Throughout the current debate over the Stop Online Piracy Act, SOPA, and its sister bill the Protect Intellectual Property Act, PIPA, supporters and opponents have been in agreement that online piracy is a problem that should be addressed.

Opponents of the bills will often say the government should do something to stop the illegal downloads of copyright material around the Web, but SOPA and PIPA give the government too much reach into the Internet.

And they are absolutely correct. Giving the government the power to shut down websites without due process upon suspicion that the sites have illicit copyright material is too much power. Under these pieces of legislation, the owners of websites will be responsible for illegal content uploaded by users, whether or not they know the material exists on their site.
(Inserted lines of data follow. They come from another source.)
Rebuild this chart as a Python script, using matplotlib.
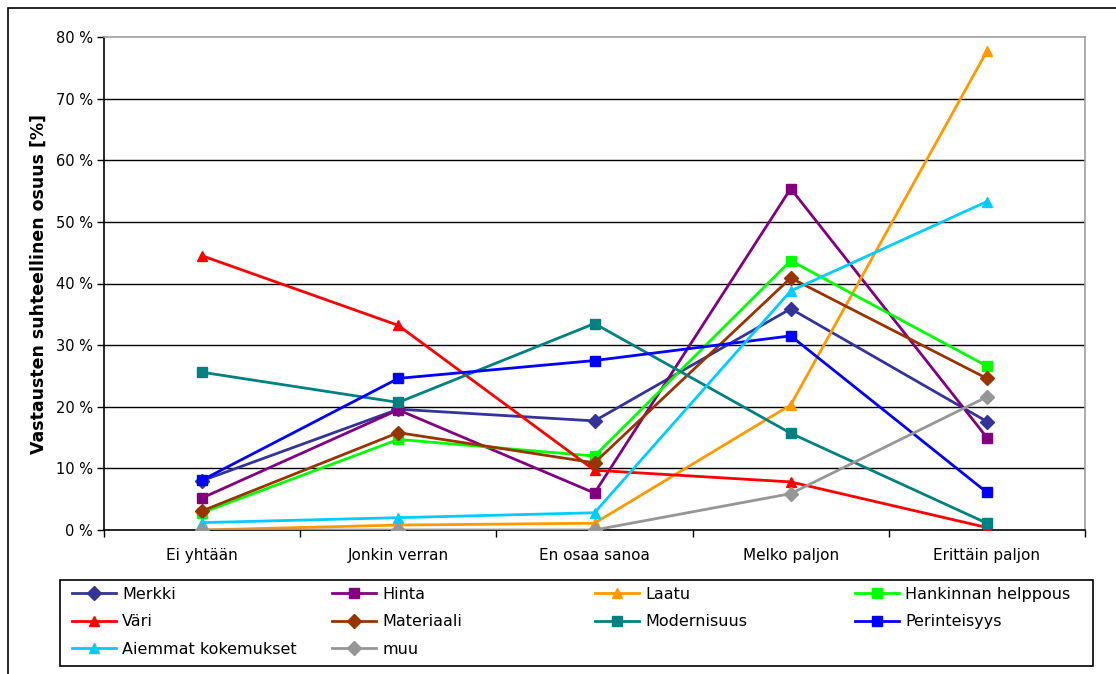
import matplotlib.pyplot as plt
from matplotlib.patches import Rectangle
from matplotlib.ticker import FixedLocator, FuncFormatter

plt.rcParams['font.family'] = ['DejaVu Sans']

categories = ["Ei yhtään", "Jonkin verran", "En osaa sanoa", "Melko paljon", "Erittäin paljon"]

merkki = [8.0, 19.6, 17.7, 35.9, 17.6]
hinta = [5.2, 19.5, 6.0, 55.4, 15.0]
laatu = [0.0, 0.8, 1.1, 20.3, 77.7]
hankinnan = [2.8, 14.7, 12.0, 43.7, 26.6]
vari = [44.5, 33.2, 9.7, 7.8, 0.4]
materiaali = [3.1, 15.8, 10.9, 40.9, 24.6]
modernisuus = [25.6, 20.7, 33.5, 15.7, 1.1]
perinteisyys = [8.1, 24.6, 27.5, 31.5, 6.1]
aiemmat = [1.2, 2.0, 2.8, 38.8, 53.3]
muu = [0.0, 0.0, 0.0, 5.9, 21.6]

series = [
    ("Merkki", merkki, "#333399", "D"),
    ("Hinta", hinta, "#800080", "s"),
    ("Laatu", laatu, "#FF9900", "^"),
    ("Hankinnan helppous", hankinnan, "#00FF00", "s"),
    ("Väri", vari, "#FF0000", "^"),
    ("Materiaali", materiaali, "#993300", "D"),
    ("Modernisuus", modernisuus, "#008080", "s"),
    ("Perinteisyys", perinteisyys, "#0000FF", "s"),
    ("Aiemmat kokemukset", aiemmat, "#00CCFF", "^"),
    ("muu", muu, "#969696", "D"),
]

fig = plt.figure(figsize=(11.16, 6.74), dpi=100)
ax = fig.add_axes([104/1116, 1 - 530/674, (1085-104)/1116, (530-37)/674])

x = list(range(len(categories)))
handles = []
for name, vals, col, mk in series:
    ln, = ax.plot(x, vals, color=col, marker=mk, markersize=7, linewidth=2,
                  label=name, zorder=3)
    handles.append(ln)

ax.set_xlim(-0.5, 4.5)
ax.set_ylim(0, 80)
ax.set_yticks(range(0, 81, 10))
ax.yaxis.set_major_formatter(FuncFormatter(lambda v, p: f"{int(v)} %"))
for yv in range(10, 80, 10):
    ax.axhline(yv, color="black", linewidth=1, zorder=1)

ax.set_xticks(x)
ax.set_xticklabels(categories, fontsize=11)
ax.tick_params(axis="x", which="major", length=0, pad=13)
ax.xaxis.set_minor_locator(FixedLocator([-0.5, 0.5, 1.5, 2.5, 3.5, 4.5]))
ax.tick_params(axis="x", which="minor", length=5, width=1, direction="out")
ax.tick_params(axis="y", length=5, width=1, labelsize=10.5, pad=3)

for s in ["left", "bottom"]:
    ax.spines[s].set_color("black")
    ax.spines[s].set_linewidth(1.2)
for s in ["top", "right"]:
    ax.spines[s].set_color("#A0A0A0")
    ax.spines[s].set_linewidth(1.2)

ax.set_ylabel("Vastausten suhteellinen osuus [%]", fontsize=12.5, fontweight="bold", labelpad=6)

# legenda: neljä saraketta, täytetään rivi kerrallaan kuten Excelissä
col_x = [72, 332, 595, 855]
for c in range(4):
    hs = handles[c::4]
    fig.legend(handles=hs, loc="upper left",
               bbox_to_anchor=(col_x[c]/1116, 1 - 587/674),
               fontsize=11.5, frameon=False, handlelength=2.75, handletextpad=0.4,
               borderpad=0, borderaxespad=0, labelspacing=0.78)
fig.patches.append(Rectangle((60/1116, 1 - 666/674), (1093-60)/1116, (666-580)/674,
                             transform=fig.transFigure, fill=False,
                             edgecolor="black", linewidth=1.2))

# kuvan reunaviiva
fig.patches.append(Rectangle((8/1116, -0.1), 1.2, 1 - 8/674 + 0.1, transform=fig.transFigure,
                             fill=False, edgecolor="black", linewidth=1.2))

fig.savefig("out.png", dpi=100)
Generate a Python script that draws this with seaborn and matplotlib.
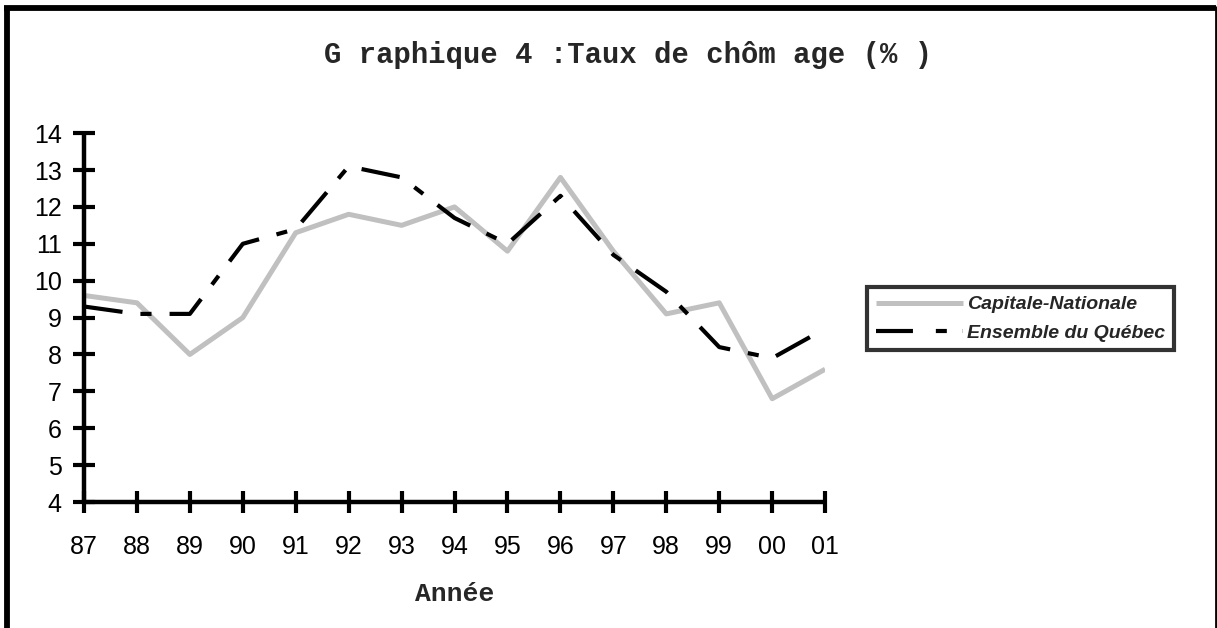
import matplotlib
matplotlib.use('Agg')
import matplotlib.pyplot as plt
import seaborn as sns
import pandas as pd
import numpy as np

# Data
years = ['87', '88', '89', '90', '91', '92', '93', '94',
         '95', '96', '97', '98', '99', '00', '01']
capitale = [9.6, 9.4, 8.0, 9.0, 11.3, 11.8, 11.5, 12.0,
            10.8, 12.8, 10.8, 9.1, 9.4, 6.8, 7.6]
quebec = [9.3, 9.1, 9.1, 11.0, 11.4, 13.1, 12.8, 11.7,
          11.0, 12.3, 10.7, 9.7, 8.2, 7.9, 8.7]

df = pd.DataFrame({'pos': np.arange(len(years)),
                   'Capitale-Nationale': capitale,
                   'Ensemble du Québec': quebec})

sns.set_style('white')
plt.rcParams['font.family'] = ['Liberation Sans', 'DejaVu Sans']
plt.rcParams['lines.scale_dashes'] = False

fig = plt.figure(figsize=(12.17, 6.28), dpi=100)
ax = fig.add_axes([0.069, 0.2006, 0.609, 0.5874])

sns.lineplot(data=df, x='pos', y='Capitale-Nationale', ax=ax,
             color='#c0c0c0', linewidth=3.6, label='Capitale-Nationale',
             solid_capstyle='butt')
sns.lineplot(data=df, x='pos', y='Ensemble du Québec', ax=ax,
             color='black', linewidth=3.0, label='Ensemble du Québec')
ax.lines[1].set_linestyle((0, (28, 13, 8, 13)))
ax.lines[1].set_dash_capstyle('butt')

ax.set_xlim(0, len(years) - 1)
ax.set_ylim(4, 14)
ax.set_xticks(np.arange(len(years)))
ax.set_xticklabels(years)
ax.set_yticks(np.arange(4, 15))

for side in ['top', 'right']:
    ax.spines[side].set_visible(False)
for side in ['left', 'bottom']:
    ax.spines[side].set_linewidth(3.2)
    ax.spines[side].set_color('black')
    ax.spines[side].set_capstyle('butt')

ax.tick_params(axis='both', direction='inout', length=16, width=3.0,
               color='black', labelsize=18, labelcolor='black',
               bottom=True, left=True)
ax.tick_params(axis='x', pad=16)
ax.tick_params(axis='y', pad=8)

ax.set_ylabel('')
ax.set_xlabel('Année', family=['Liberation Mono', 'DejaVu Sans Mono'],
              fontweight='bold', fontsize=19, labelpad=16)

fig.text(0.516, 0.913, 'G raphique 4 :Taux de chôm age (% )',
         family=['Liberation Mono', 'DejaVu Sans Mono'],
         fontweight='bold', fontsize=20.8, ha='center', va='center')

leg = ax.legend(loc='upper left', bbox_to_anchor=(0.7125, 0.543),
                bbox_transform=fig.transFigure, frameon=True, fancybox=False,
                edgecolor='black', handlelength=4.5, handletextpad=0.2,
                borderpad=0.45, labelspacing=0.55, borderaxespad=0,
                prop={'family': 'Liberation Sans', 'style': 'italic',
                      'weight': 'bold', 'size': 14})
leg.get_frame().set_linewidth(3.0)
leg.legend_handles[1].set_linestyle((0, (26.6, 16.5, 7.9, 11.5)))

# outer frame (top, left and right)
fig.add_artist(plt.Line2D([0.0055, 0.0055], [0.0, 0.988], color='black',
                          linewidth=4.2, transform=fig.transFigure,
                          solid_capstyle='butt'))
fig.add_artist(plt.Line2D([0.0035, 0.9995], [0.988, 0.988], color='black',
                          linewidth=4.2, transform=fig.transFigure,
                          solid_capstyle='butt'))
fig.add_artist(plt.Line2D([0.9992, 0.9992], [0.0, 0.99], color='black',
                          linewidth=2.0, transform=fig.transFigure,
                          solid_capstyle='butt'))

fig.savefig('out.png', dpi=100)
But shouldn't opponents of these bills be questioning the entire reason for their existence? In the U.S. and elsewhere, there exists a belief that ideas deserve some protection by the government. Copyright law assumes that the creators of music, books, art and new technologies have a right to their material and that anyone who attempts to replicate this material is in violation of the law.

Copyrights, it is argued, encourage innovation by giving people who create new things the incentive to introduce new forms of art and technology without the fear that their ideas will be stolen. The argument continues that without this incentive, no one will create anything new.

But if copyrights are designed to help emerging creators and artists, why is it that those in the establishment, such as the Motion Picture Association of America and the Recording Industry Association of America, are among the most ardent supporters of the bill? If copyrights are supposed to create incentives for innovation and creativity, why is it that independent musicians, writers, artists and filmmakers have not come out strongly in favor of these pieces of legislation?

The fact of the matter is that copyright law, as it stands, gives those already in the "creative class" an intellectual monopoly over ideas. The "illicit" use of copyright material on the Internet has not hindered but created an explosion in creativity.

How many people have become YouTube sensations by covering or mixing popular songs and then going on to record their own music and albums? Copyrights prohibit the ability of others to imitate and create derivative works without permission of the creator, limiting our capacity to expand on existing material.

Opponents of SOPA and PIPA should move beyond their protest of these laws and question the entire monopolistic structure of our current intellectual property laws.